If there is one plant that distinguishes the Mojave Desert from other deserts, it would have to be the iconic Joshua Tree.  In many locales, they often appear dehydrated and scraggly, and very much unphotogenic.  The healthier ones tend to appear in large forests as though there is strength in numbers.  Oddly enough, California’s Joshua Tree National Park is not the best place to find these.  Select pockets in Arizona and Nevada have the best ones I’ve come across, and it can be even more memorable if you are lucky enough to catch these plants in bloom.

This one was near the town of Searchlight, Nevada, and the sky was perfect this day for my backdrop to several large healthy Joshua Trees.  Leanne Cole has included this photo with the work of others in this week’s Monochrome Madness.  Check out her WordPress blog for MM, or her blog on her website for more photos.

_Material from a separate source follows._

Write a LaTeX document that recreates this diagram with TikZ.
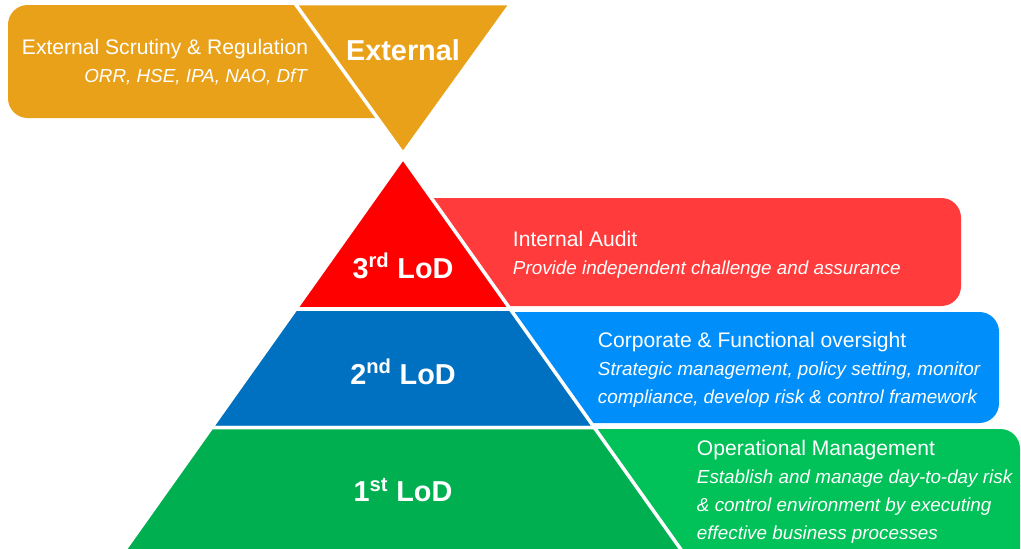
\documentclass[tikz,border=0pt]{standalone}
\usepackage{fontspec}
\setmainfont{Liberation Sans}
\usetikzlibrary{positioning}
\definecolor{extorange}{RGB}{234,161,26}
\definecolor{lodred}{RGB}{255,0,0}
\definecolor{bandred}{RGB}{255,59,59}
\definecolor{lodblue}{RGB}{0,112,192}
\definecolor{bandblue}{RGB}{0,143,250}
\definecolor{lodgreen}{RGB}{0,176,80}
\definecolor{bandgreen}{RGB}{0,194,88}
\newcommand{\headline}[1]{{\fontsize{15}{19.9}\selectfont #1}}

\begin{document}
\begin{tikzpicture}[x=0.025cm, y=-0.025cm,
		band/.style={rounded corners=14pt},
		tier/.style={draw=white, line width=2.5pt},
		lodlabel/.style={text=white, font=\fontsize{20.5}{24}\selectfont\bfseries},
		desc/.style={text=white, align=left, anchor=west, font=\fontsize{13.4}{19.9}\selectfont},
	]
		\clip (0,0) rectangle (1021,548);
		\fill[white] (0,0) rectangle (1021,548);

		% Bänder (liegen unter den Dreiecken)
		\fill[band, extorange] (8,5) rectangle (400,118);
		\fill[band, bandred] (385,198) rectangle (961,306);
		\fill[band, bandblue] (470,312) rectangle (999,423);
		\fill[band, bandgreen] (560,429) rectangle (1020,600);

		% External: umgedrehtes Dreieck
		\filldraw[tier, fill=extorange] (295,3.5) -- (511,3.5) -- (403,153.5) -- cycle;

		% Pyramide
		\filldraw[tier, fill=lodred] (403,158) -- (510.2,309) -- (295.8,309) -- cycle;
		\filldraw[tier, fill=lodblue] (295.8,309) -- (510.2,309) -- (594.3,427.5) -- (211.7,427.5) -- cycle;
		\filldraw[tier, fill=lodgreen] (211.7,427.5) -- (594.3,427.5) -- (688.4,560) -- (117.6,560) -- cycle;

		% Beschriftungen
		\node[lodlabel] (ext) at (403,50) {External};
		\node[text=white, align=right, anchor=east, font=\fontsize{13.4}{19.9}\selectfont] (extdesc) at (313,62)
			{\headline{External Scrutiny \& Regulation}\\ \textit{ORR, HSE, IPA, NAO, DfT}};

		\node[lodlabel] (lod3) at (403,266) {3\textsuperscript{rd} LoD};
		\node[lodlabel] (lod2) at (403,372) {2\textsuperscript{nd} LoD};
		\node[lodlabel] (lod1) at (403,490) {1\textsuperscript{st} LoD};

		\node[desc] (audit) at (508,255)
			{\headline{Internal Audit}\\ \textit{Provide independent challenge and assurance}};
		\node[desc] (oversight) at (593,370)
			{\headline{Corporate \& Functional oversight}\\
			 \textit{Strategic management, policy setting, monitor}\\
			 \textit{compliance, develop risk \& control framework}};
		\node[desc] (opman) at (692,492)
			{\headline{Operational Management}\\
			 \textit{Establish and manage day-to-day risk}\\
			 \textit{\& control environment by executing}\\
			 \textit{effective business processes}};
	\end{tikzpicture}
\end{document}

Monochrome Madness: Close-up

Flower closeup by Steve Bruno at gottatakemorepix

Sometimes I don’t travel very far to take photographs.  That would be the case for this close-up of flowers in a friends’ backyard.  I like this one in color, and when I converted it to b&w, I left a hint of the flower saturation in.  This is my contribution to Leanne Cole’s Monochrome Madness for this week’s theme of Close-up.  More monochrome images from other bloggers can be viewed on her site.

WPC: Landscape

This week’s challenge of Landscape should have been a no-brainer, with the only dilemma being which one?  A glance through my blog will reveal many shots of the nearby desert, but there are a couple places in the US that I love to photograph which are miles away from here.  The state of South Dakota, in particular the Black Hills and Badlands National Park, would be near the top of that list.

A few years back, my work was in a gallery where the owner was interested in testing out new images.  Unfortunately, this was in a town with many golf courses nearby, and after a couple weeks, he took this one down because people kept commenting, “What a great place that would be to put a golf course”.  Hopefully, the blogging community will appreciate this one more than the golfers!